Governor urges vigilance in combating 30x30 ‘land grab’

Thursday, May 20, 2021
Trent Loos speaks at Wednesday night’s “30x30 Land Grab” event, sponsored by a local “Nebraska Speaks Out” group.
Bruce Crosby/McCook Gazette

McCOOK, Neb. -- The fight to preserve private land rights has come to Nebraska, no longer the province of “25-year-olds in cubicles in Washington D.C.”

Radical environmentalists have promised to use every tool in their tool chest to put more land under government control, but those attending a “30 x 30 Land Grab” event Wednesday night were offered a set of tools of their own.

“We’re going God’s work,” said speaker Trent Loos told the crowd, estimated by organizers at 300, after leading an opening prayer. “The fight is coming to Nebraska and it’s important that we all get engaged.”

Gov. Pete Ricketts speaks at Wednesday’s event in McCook.
Bruce Crosby/McCook Gazette

Loos, a national speaker and sixth-generation farmer now living in Loup City, Neb., said those 25-year-olds, who have never seen a cow, are putting the consumer at risk, threatening America’s safe, low-cost food supply.

Ninety-seven percent of Nebraska property is in private hands, Gov. Pete Ricketts said, and the 30x30 plan is fundamentally in conflict with the property rights recognized by the nation’s founding fathers as central to human rights.

“If you were going to take 30% of Nebraska away, the only people to take it away from are private landowners,” the governor said.

The 30x30 plan has its roots in a United Nations biodiversity convention in 1992, which set a goal encouraging governments to put 17% of land in a natural, undeveloped state.

In 2019, the Center for American Progress published a paper that proposed setting aside 30% of land and water by 2030, an idea later embraced by now Vice President Kamala Harris and introduced as Senate Resolution 372 in January 2020, Ricketts said.

The paper claims a third of species are going to go extinct over several decades, and that we are losing a football field’s worth of natural land every 30 seconds, he said.

Even if the United States is losing 1.1 million acres of habitat a year, which Ricketts doubts, “why would you need to set aside 440 million acres, wouldn’t that last 400 years?”

“There’s no scientific basis for why they pick 30%” and the paper refers back to “the same sort of radical environmental groups and their press releases.

“And if you think that if they got 30% they would stop, you’re kidding yourself.”

But “it’s important to know the president has no constitutional authority to do it,” Ricketts said, “the president can’t take 30% of the land in the United States and have it put into permanent protection of a natural state.”
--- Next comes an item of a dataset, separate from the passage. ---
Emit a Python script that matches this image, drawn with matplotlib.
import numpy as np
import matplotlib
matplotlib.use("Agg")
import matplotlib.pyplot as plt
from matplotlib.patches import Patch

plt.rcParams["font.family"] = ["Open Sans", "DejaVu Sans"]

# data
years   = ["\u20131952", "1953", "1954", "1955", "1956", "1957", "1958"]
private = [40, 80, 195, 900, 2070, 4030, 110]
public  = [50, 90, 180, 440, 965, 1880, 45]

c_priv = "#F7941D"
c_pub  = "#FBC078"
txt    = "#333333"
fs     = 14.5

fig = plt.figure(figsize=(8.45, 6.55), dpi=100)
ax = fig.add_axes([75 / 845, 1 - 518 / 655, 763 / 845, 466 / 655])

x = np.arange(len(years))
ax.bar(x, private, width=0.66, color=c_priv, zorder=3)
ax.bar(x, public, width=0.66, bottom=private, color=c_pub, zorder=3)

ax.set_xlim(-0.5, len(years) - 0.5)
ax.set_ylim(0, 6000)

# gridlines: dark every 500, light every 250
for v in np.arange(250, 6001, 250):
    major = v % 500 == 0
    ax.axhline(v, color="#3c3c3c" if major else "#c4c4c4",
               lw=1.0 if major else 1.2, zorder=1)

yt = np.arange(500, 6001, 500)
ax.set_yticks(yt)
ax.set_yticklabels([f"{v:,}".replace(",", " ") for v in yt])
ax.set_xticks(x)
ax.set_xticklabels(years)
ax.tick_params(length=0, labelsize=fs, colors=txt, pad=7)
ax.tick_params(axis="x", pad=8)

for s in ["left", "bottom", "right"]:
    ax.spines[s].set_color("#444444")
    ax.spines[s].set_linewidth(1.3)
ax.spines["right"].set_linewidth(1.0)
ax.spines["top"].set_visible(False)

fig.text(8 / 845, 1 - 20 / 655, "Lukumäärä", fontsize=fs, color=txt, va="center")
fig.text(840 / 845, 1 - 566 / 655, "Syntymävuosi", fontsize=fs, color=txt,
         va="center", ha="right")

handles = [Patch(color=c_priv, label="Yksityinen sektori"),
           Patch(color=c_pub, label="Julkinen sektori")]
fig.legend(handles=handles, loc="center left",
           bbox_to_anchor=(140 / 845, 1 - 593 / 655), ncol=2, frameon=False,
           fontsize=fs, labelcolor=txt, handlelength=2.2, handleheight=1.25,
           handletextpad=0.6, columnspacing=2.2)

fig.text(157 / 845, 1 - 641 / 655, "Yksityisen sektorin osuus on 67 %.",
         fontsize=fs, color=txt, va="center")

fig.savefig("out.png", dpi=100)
After Ricketts and a group of governors questioned the president’s authority, “they came back with the America the Beautiful plan which is basically a 30 by 30 rebrand, because I think they figured out that 30 by 30 is probably not good marketing and which everybody now associates with a land grab.”

Nebraska has already done a good job of preserving natural resources, he said, with the Ogallala Aquifer within one foot of the level it was in the 1950s.

In fact, U.S. News & World Report recently wrote that Nebraska has the sixth best national environment in the country.

“You know who’s got the sixth-worst? Delaware,” Ricketts said. “The president’s home state. Maybe the president should go worry about Delaware and leave us at home in Nebraska.”

He urged local residents to support elected officials who oppose the plan, including county commissioners, like Red Willow County who have passed resolutions in opposition, and Nebraska’s congressional delegation, Sens. Deb Fischer and Ben Sasse, as well as U.S. Reps Adrian Smith and Don Bacon. That was with the exception of U.S. Rep. Jeff Fortenberry, who has declined to go on record in opposition.

“We need to present a united front.”

Ricketts urged landowners to use several tools of their own to fight the “land grab,” namely avoiding “perpetual easements” at all costs, as they are devastating to future options for landowners.

He said the Conservation Reserve Program offers another avenue for government control, citing one farmer who was forced, as a condition of participation, to protect habitat for the swift fox, without being told exactly what that habitat is.

“When you have a connection to a federal program, they can start pushing environmental rules on you,” Ricketts said.

Proponents will use expansion of state and national parks and recreation areas to extend government control, and try to “divide and conquer” by enlisting outdoors organizations to put more land under federal control.

He warned that the National Heritage Area proposed for south-central Nebraska and northern Kansas offered another opportunity for government intrusion, citing the requirement for a full environmental study for a simple expansion of Highway 75 from a 2-lane highway to four lanes.

He urged landowners to use zoning regulations to fight attempts to control their land, and to keep an eye on any “conservation” programs that might restrict private land use.

“The fight is here in Nebraska, it’s not distant anymore,” Ricketts said. “We’re in the trenches right here -- if we don’t fight for our state, nobody else is going to fight for us and we don’t need the federal government to tell you how to take care of our state. Nobody cares more about the land or water or air in our state than we do.”